Todo o conjunto de compostos orgânicos dissolvidos em água em sistemas aquáticos é designado genericamente pela sigla DOM (dissolved organic matter), independentemente de suas origens ou de como se formam. Eles podem decorrer de atividades humanas, como detergentes, fármacos e seus produtos de degradação, ou terem origens naturais, como ligninas, que provêm das plantas, ou ácidos graxos, originários de plantas e animais.
Os diversos constituintes da matéria orgânica dissolvida podem sofrer inúmeros processos de transformação interagindo com a biota - conjunto de seres animais e vegetais de uma região, com constituintes de sedimentos e sofrer degradações, entre muitas outras interações, que podem levar a mudanças nos sistemas biogeoquímicos. Assim, por exemplo, a ocorrência de um fator que levasse ao aumento drástico da degradação da matéria orgânica levaria à formação de dióxido de carbono, um dos principais responsáveis pelo efeito estufa e pelo aquecimento global. Portanto, a DOM é um importante componente do ciclo global do carbono e pequenas mudanças em seu tamanho e dinâmica de comportamento podem potencialmente impactar muitos dos sistemas biogeoquímicos da Terra, com consequências no aquecimento global e na vida aquática.
A pesquisa
Daí decorre a importância da caracterização da DOM do ponto de vista qualitativo e quantitativo, com vistas a aumentar o conhecimento acerca dos compostos e processos que podem impactar os sistemas aquáticos, tanto em relação à geração de dióxido de carbono como sua influência na biodisponibilidade de substâncias tóxicas.

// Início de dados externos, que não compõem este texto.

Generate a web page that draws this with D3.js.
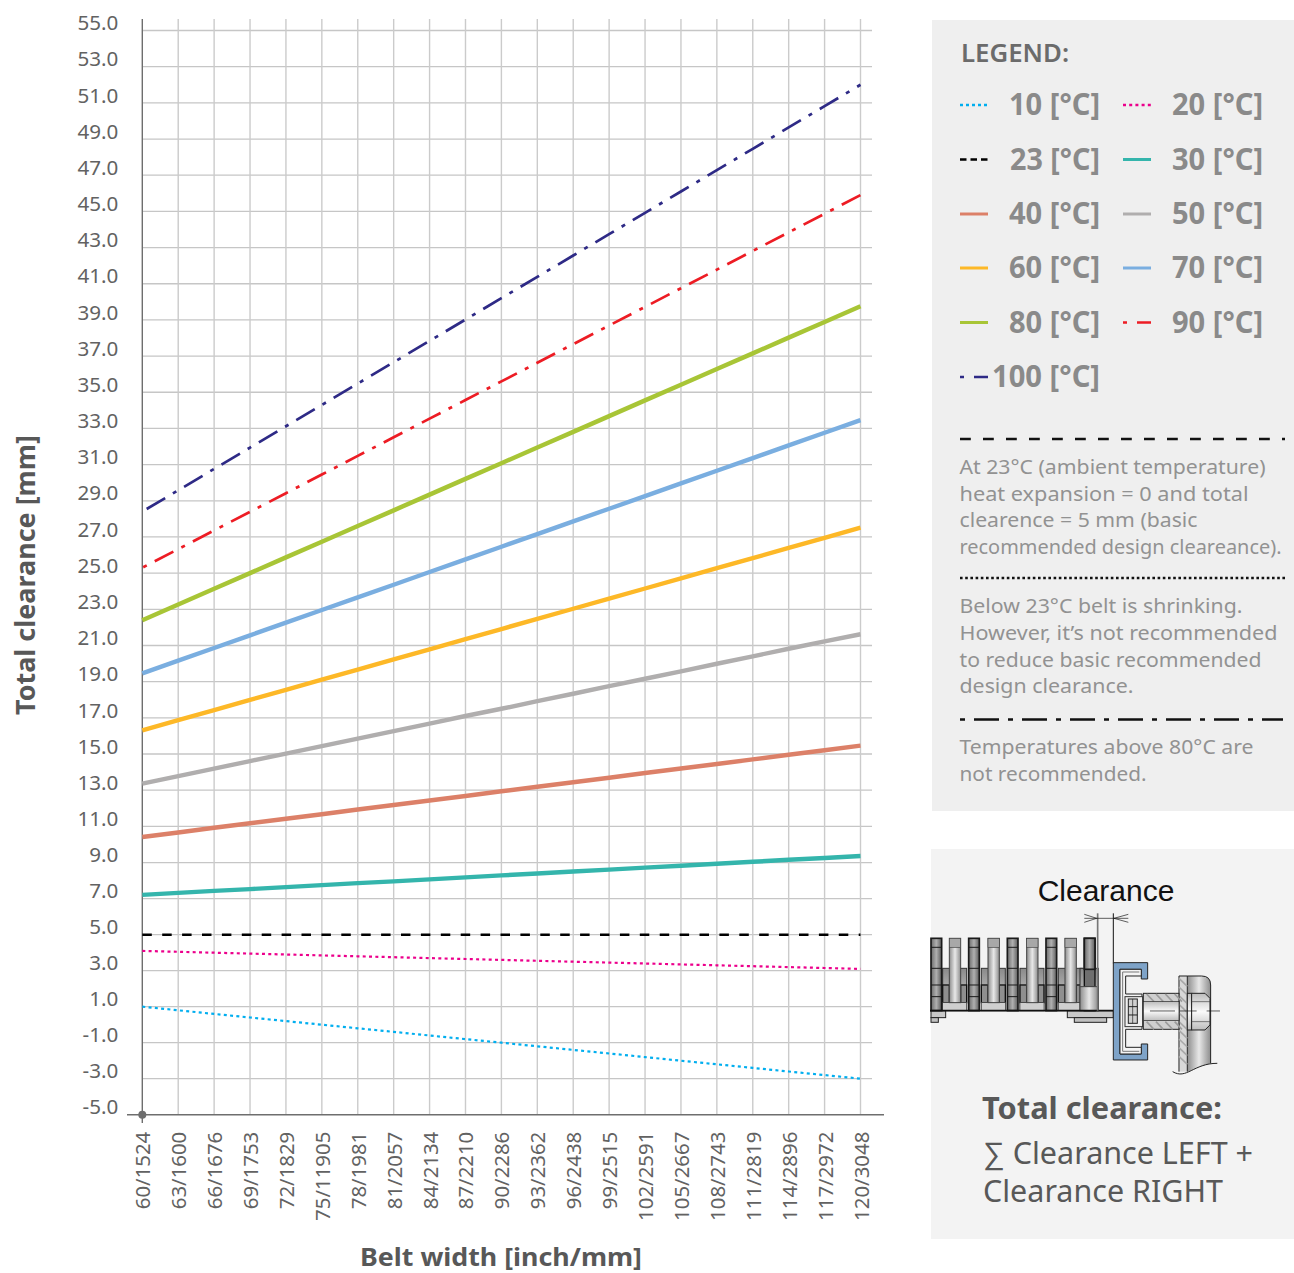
<!DOCTYPE html>
<html><head><meta charset="utf-8">
<script src="https://cdn.jsdelivr.net/npm/d3@7"></script>
<style>html,body{margin:0;padding:0;background:#fff}svg{display:block}text{font-family:"Noto Sans",sans-serif}</style>
</head><body><svg id="c" width="1294" height="1273"></svg>
<script>
const categories=["60/1524","63/1600","66/1676","69/1753","72/1829","75/11905","78/1981","81/2057","84/2134","87/2210","90/2286","93/2362","96/2438","99/2515","102/2591","105/2667","108/2743","111/2819","114/2896","117/2972","120/3048"];
const yTicks=[55,53,51,49,47,45,43,41,39,37,35,33,31,29,27,25,23,21,19,17,15,13,11,9,7,5,3,1,-1,-3,-5];
const temps=[10,20,23,30,40,50,60,70,80,90,100];
const t10=[1.0,0.8,0.6,0.4,0.2,0,-0.2,-0.4,-0.6,-0.8,-1.0,-1.2,-1.4,-1.6,-1.8,-2.0,-2.2,-2.4,-2.6,-2.8,-3.0];
const t20=[4.1,4.05,4.0,3.95,3.9,3.85,3.8,3.75,3.7,3.65,3.6,3.55,3.5,3.45,3.4,3.35,3.3,3.25,3.2,3.15,3.1];
const t23=[5,5,5,5,5,5,5,5,5,5,5,5,5,5,5,5,5,5,5,5,5];
const t30=[7.21,7.32,7.43,7.53,7.64,7.75,7.86,7.96,8.07,8.18,8.29,8.39,8.50,8.61,8.72,8.82,8.93,9.04,9.15,9.25,9.36];
const t40=[10.41,10.66,10.92,11.17,11.42,11.67,11.93,12.18,12.43,12.68,12.94,13.19,13.44,13.69,13.95,14.20,14.45,14.70,14.96,15.21,15.46];
const t50=[13.36,13.78,14.19,14.61,15.02,15.44,15.85,16.27,16.68,17.10,17.5,17.92,18.33,18.75,19.16,19.57,19.99,20.40,20.82,21.23,21.62];
const t60=[16.31,16.87,17.43,17.99,18.55,19.11,19.67,20.23,20.79,21.35,21.91,22.47,23.03,23.59,24.15,24.71,25.27,25.83,26.39,26.95,27.51];
const t70=[19.46,20.16,20.86,21.56,22.26,22.96,23.66,24.36,25.06,25.76,26.46,27.16,27.86,28.56,29.26,29.96,30.66,31.36,32.06,32.76,33.46];
const t80=[22.4,23.27,24.14,25.0,25.87,26.74,27.61,28.47,29.34,30.21,31.08,31.94,32.81,33.68,34.55,35.41,36.28,37.15,38.02,38.88,39.75];
const t90=[25.3,26.33,27.36,28.39,29.42,30.45,31.48,32.51,33.54,34.57,35.6,36.63,37.66,38.69,39.72,40.75,41.78,42.81,43.84,44.87,45.9];
const t100=[28.4,29.58,30.76,31.94,33.12,34.3,35.48,36.66,37.84,39.02,40.2,41.38,42.56,43.74,44.92,46.1,47.28,48.46,49.64,50.82,52];
const seriesValues=[t10,t20,t23,t30,t40,t50,t60,t70,t80,t90,t100];
const colors=["#00aeef","#ec008c","#000000","#34b5ac","#dc8068","#b0aeae","#fdb827","#7aaee0","#a8c536","#ed1c24","#2e2a86"];
const widths=[2.2,2.2,2.6,4.4,4.4,4.4,4.4,4.4,4.4,2.7,2.7];
const dashes=["3 3.3","3 3.3","9.5 10.4",null,null,null,null,null,null,"21 9 4 9","21.5 9 4 9"];
const dashOffsets=[0,0,0,0,0,0,0,0,0,29,38.4];
const legendDashes=["3 3","3 3.2","6.5 4",null,null,null,null,null,null,"4 10 14","4 10 14"];

const svg=d3.select("#c");
const x=d3.scalePoint().domain(categories).range([142.3,860.5]);
const y=d3.scaleLinear().domain([-5,7,55]).range([1114.7,898.7,30.5]);
const TXT="#585858";

// grid
const g=svg.append("g");
g.selectAll("line.h").data(yTicks.filter(d=>d>-5)).join("line").attr("class","h").attr("x1",142).attr("x2",872).attr("y1",d=>y(d)).attr("y2",d=>y(d)).attr("stroke","#c6c6c6").attr("stroke-width",1.3);
g.selectAll("line.v").data(categories.slice(1)).join("line").attr("class","v").attr("x1",d=>x(d)).attr("x2",d=>x(d)).attr("y1",19).attr("y2",1114.7).attr("stroke","#cbcbcb").attr("stroke-width",1.4);

// axes
const ay=svg.append("g").attr("transform","translate(142.3,0)").call(d3.axisLeft(y).tickValues(yTicks).tickSize(0).tickFormat(d=>d.toFixed(1)));
ay.select(".domain").remove();
ay.selectAll("text").attr("x",-24).attr("y",-0.8).attr("dy",0).attr("font-size",20.6).attr("font-weight",400).attr("fill","#626262");
const ax=svg.append("g").attr("transform","translate(0,1114.7)").call(d3.axisBottom(x).tickSize(0));
ax.select(".domain").remove();
ax.selectAll("text").attr("transform","rotate(-90)").attr("text-anchor","end").attr("x",-17).attr("y",0).attr("dy","7.5").attr("font-size",20.4).attr("font-weight",400).attr("fill","#626262");
svg.append("line").attr("x1",142.3).attr("x2",142.3).attr("y1",19).attr("y2",1123).attr("stroke","#6e6e6e").attr("stroke-width",1.4);
svg.append("line").attr("x1",127).attr("x2",884).attr("y1",1114.7).attr("y2",1114.7).attr("stroke","#6e6e6e").attr("stroke-width",1.4);
svg.append("circle").attr("cx",142.3).attr("cy",1114.7).attr("r",4).attr("fill","#6e6e6e");

// titles
svg.append("text").attr("transform","translate(35,575) rotate(-90)").attr("text-anchor","middle").attr("font-size",26).attr("font-weight",700).attr("fill",TXT).attr("textLength",280).attr("lengthAdjust","spacingAndGlyphs").text("Total clearance [mm]");
svg.append("text").attr("x",501).attr("y",1265.5).attr("text-anchor","middle").attr("font-size",25).attr("font-weight",700).attr("fill",TXT).attr("textLength",282).attr("lengthAdjust","spacingAndGlyphs").text("Belt width [inch/mm]");

// series
const line=d3.line().x((d,i)=>x(categories[i])).y(d=>y(d));
svg.selectAll("path.s").data(seriesValues).join("path").attr("class","s").attr("fill","none").attr("d",line)
 .attr("stroke",(d,i)=>colors[i]).attr("stroke-width",(d,i)=>widths[i]).attr("stroke-dasharray",(d,i)=>dashes[i]).attr("stroke-dashoffset",(d,i)=>dashOffsets[i]);

// legend panel
svg.append("rect").attr("x",932).attr("y",20).attr("width",362).attr("height",791).attr("fill","#efefef");
svg.append("text").attr("x",961).attr("y",62).attr("font-size",25).attr("font-weight",600).attr("fill","#6b6b6b").attr("textLength",108).attr("lengthAdjust","spacingAndGlyphs").text("LEGEND:");
const rowYs=[105,159.5,214,268,322.5,377];
temps.forEach((t,i)=>{
  const col=i%2,row=Math.floor(i/2);
  const ly=rowYs[row];
  const lx=col?1123:960;
  svg.append("line").attr("x1",lx).attr("x2",lx+28).attr("y1",ly).attr("y2",ly).attr("stroke",colors[i]).attr("stroke-width",i>=3&&i<=8?3:2.6).attr("stroke-dasharray",legendDashes[i]);
  const label=t+" [°C]";
  const right=col?1263:1100;
  const w=t===100?108:(t===23?90:91);
  svg.append("text").attr("x",right).attr("y",ly+10).attr("text-anchor","end").attr("font-size",31).attr("font-weight",700).attr("fill","#8a8a8a").attr("textLength",w).attr("lengthAdjust","spacingAndGlyphs").text(label);
});
// notes
svg.append("line").attr("x1",960).attr("x2",1285).attr("y1",439).attr("y2",439).attr("stroke","#111").attr("stroke-width",2.6).attr("stroke-dasharray","10.8 12.2");
svg.append("line").attr("x1",960).attr("x2",1285).attr("y1",578).attr("y2",578).attr("stroke","#111").attr("stroke-width",2.6).attr("stroke-dasharray","2.6 2.6");
svg.append("line").attr("x1",960).attr("x2",1283).attr("y1",719.5).attr("y2",719.5).attr("stroke","#111").attr("stroke-width",2.6).attr("stroke-dasharray","5 9 25 9");
const notes=[
 ["At 23°C (ambient temperature)",474,306],["heat expansion = 0 and total",501,289],["clearence = 5 mm (basic",527,238],["recommended design cleareance).",554,322],
 ["Below 23°C belt is shrinking.",613,283],["However, it’s not recommended",640,318],["to reduce basic recommended",667,302],["design clearance.",693,174],
 ["Temperatures above 80°C are",754,294],["not recommended.",781,187]];
notes.forEach(n=>svg.append("text").attr("x",959.5).attr("y",n[1]).attr("font-size",20).attr("font-weight",400).attr("fill","#929292").attr("textLength",n[2]).attr("lengthAdjust","spacingAndGlyphs").text(n[0]));

// illustration panel
svg.append("rect").attr("x",931).attr("y",849).attr("width",363).attr("height",390).attr("fill","#f3f3f3");
svg.append("text").attr("x",1106).attr("y",901).attr("text-anchor","middle").attr("font-size",30).style("font-family","'Liberation Sans',sans-serif").attr("fill","#111").text("Clearance");
svg.append("text").attr("x",982).attr("y",1119).attr("font-size",31).attr("font-weight",700).attr("fill",TXT).attr("textLength",240).attr("lengthAdjust","spacingAndGlyphs").text("Total clearance:");
svg.append("text").attr("x",983).attr("y",1164).attr("font-size",31).attr("font-weight",400).attr("fill",TXT).attr("textLength",270).attr("lengthAdjust","spacingAndGlyphs").text("∑ Clearance LEFT +");
svg.append("text").attr("x",983).attr("y",1202).attr("font-size",31).attr("font-weight",400).attr("fill",TXT).attr("textLength",240).attr("lengthAdjust","spacingAndGlyphs").text("Clearance RIGHT");

// drawing
const defs=svg.append("defs");
function grad(id,stops){const lg=defs.append("linearGradient").attr("id",id);stops.forEach(s=>lg.append("stop").attr("offset",s[0]).attr("stop-color",s[1]));}
grad("gd",[[0,"#6a6a6a"],[0.5,"#b0b0b0"],[1,"#5c5c5c"]]);
grad("gl",[[0,"#8d8d8d"],[0.5,"#e8e8e8"],[1,"#8d8d8d"]]);
const lgd=defs.append("linearGradient").attr("id","gb").attr("x2",0).attr("y2",1);
[[0,"#8a8a8a"],[1,"#d8d8d8"]].forEach(s=>lgd.append("stop").attr("offset",s[0]).attr("stop-color",s[1]));
const lgv=defs.append("linearGradient").attr("id","gv").attr("x2",0).attr("y2",1);
[[0,"#bdbdbd"],[0.5,"#fafafa"],[1,"#bdbdbd"]].forEach(s=>lgv.append("stop").attr("offset",s[0]).attr("stop-color",s[1]));
const d=svg.append("g").attr("transform","translate(930,850) scale(0.3333)");
const R=(a,b,c,e,f,s,sw)=>d.append("rect").attr("x",a).attr("y",b).attr("width",c-a).attr("height",e-b).attr("fill",f||"none").attr("stroke",s===undefined?"#222":s).attr("stroke-width",sw||3);
const P=(p,f,s,sw)=>d.append("path").attr("d",p).attr("fill",f||"none").attr("stroke",s===undefined?"#222":s).attr("stroke-width",sw||3);
// lower plates
R(3,482,47,503,"#c9c9c9"); R(3,503,25,517,"#c0c0c0");
R(412,482,550,503,"#c9c9c9"); R(433,503,530,517,"#c0c0c0");
// light links
[58,174,290,405].forEach(v=>{
  R(v-20,355,v+52,482,"url(#gb)","#333",3);
  R(v-20,405,v,458,"#8f8f8f","#111",4);
  R(v+34,405,v+52,458,"#8f8f8f","#111",4);
  R(v-20,458,v+52,482,"#cfcfcf","#444",2);
  R(v,265,v+34,458,"url(#gl)","#444",3);
  R(v,265,v+34,292,"#a8a8a8","#444",2);
});
// dark links
[3,116,232,348,463].forEach(v=>{
  R(v,265,v+32,482,"url(#gd)","#1a1a1a",5);
  [292,355,405,440].forEach(yy=>P(`M${v} ${yy}H${v+32}`,null,"#1a1a1a",3));
});
R(450,355,505,482,"url(#gb)","#333",3);
R(463,358,495,410,"#6f6f6f","#111",4);
R(450,410,505,482,"url(#gl)","#444",3);
R(463,265,495,358,"url(#gd)","#1a1a1a",5);
P("M0 482H550",null,"#111",5);
// dimension
P("M503 190V482",null,"#777",5);
P("M550 190V340",null,"#111",3);
P("M463 205H595",null,"#111",2);
P("M463 193L500 205L463 217M595 193L552 205L595 217",null,"#111",2);
// frame
P("M772 378H815Q842 378 842 405V640L772 665Z","url(#gl)","none");
P("M772 378H815Q842 378 842 405V640",null,"#222",3);
P("M728 665C770 690 790 640 862 640",null,"#222",3);
R(747,378,772,665,"#d8d8d8",null,1);
P("M747 378V665M772 378V665M747 378H772",null,"#222",3);
for(let v=385;v<640;v+=26)P(`M747 ${v}L772 ${v+24}`,null,"#a8a8a8",5);
// channel
P("M550 338H653V387H634V358H570V612H634V582H653V630H550Z","#7ea3c8","#222",3);
P("M570 358H634V378H587V432H636V538H587V592H634V612H570Z","#f4f4f4","#222",3);
P("M578 366H628M578 366V604H628",null,"#777",3);
R(585,440,638,530,"#f0f0f0","#333",3);
R(595,447,622,520,"#d0d0d0","#222",3);
[470,495].forEach(v=>P(`M595 ${v}H622`,null,"#222",3));
P("M608 447V520",null,"#222",2);
// bolt
R(640,430,747,538,"#cfcfcf","#222",3);
for(let v=650;v<735;v+=28){P(`M${v} 432L${v+22} 455M${v} 515L${v+22} 538`,null,"#9c9c9c",5);}
R(640,455,747,512,"url(#gv)","#222",2);
R(772,430,785,540,"url(#gv)","#222",3);
P("M785 430H825L840 445V525L825 540H785Z","url(#gv)","#222",3);
P("M785 455H840M785 515H840",null,"#444",2);
P("M660 483H735M750 483H800M830 483H870",null,"#111",2);
</script></body></html>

O pesquisador explica que utilizou no estudo um espectrômetro de massas de altíssima resolução e justifica: “A DOM é uma mistura muito complexa e nenhuma técnica analítica permitiria conhecer totalmente sua composição. No entanto, a espectrometria de massas de altíssima resolução possibilita detectar e identificar simultaneamente uma grande gama desses constituintes, trabalho antecedido e complementado por outras técnicas como as cromatografias gasosa e líquida”.
Esse conjunto de análises permitiu identificar nos compostos orgânicos aquáticos substâncias de origem natural como ácidos graxos, derivados de ligninas e componentes orgânicos sulfurados, além de compostos de origem antrópica, como detergentes e seus produtos de degradação. Os experimentos revelaram que os constituintes da DOM sequestram sulfetos dos ambientes aquáticos, diminuindo a biodisponibilidade dessas substâncias, impedindo-os de exercerem suas atividades citotóxicas na biota.
O estudo mostrou também que um dos principais tipos de compostos encontrados na DOM, principalmente em ambientes não impactos, são os derivados de ligninas que podem vir a ser utilizados como matéria-prima para a obtenção de produtos de interesse comercial como bio-óleos ou solventes químicos.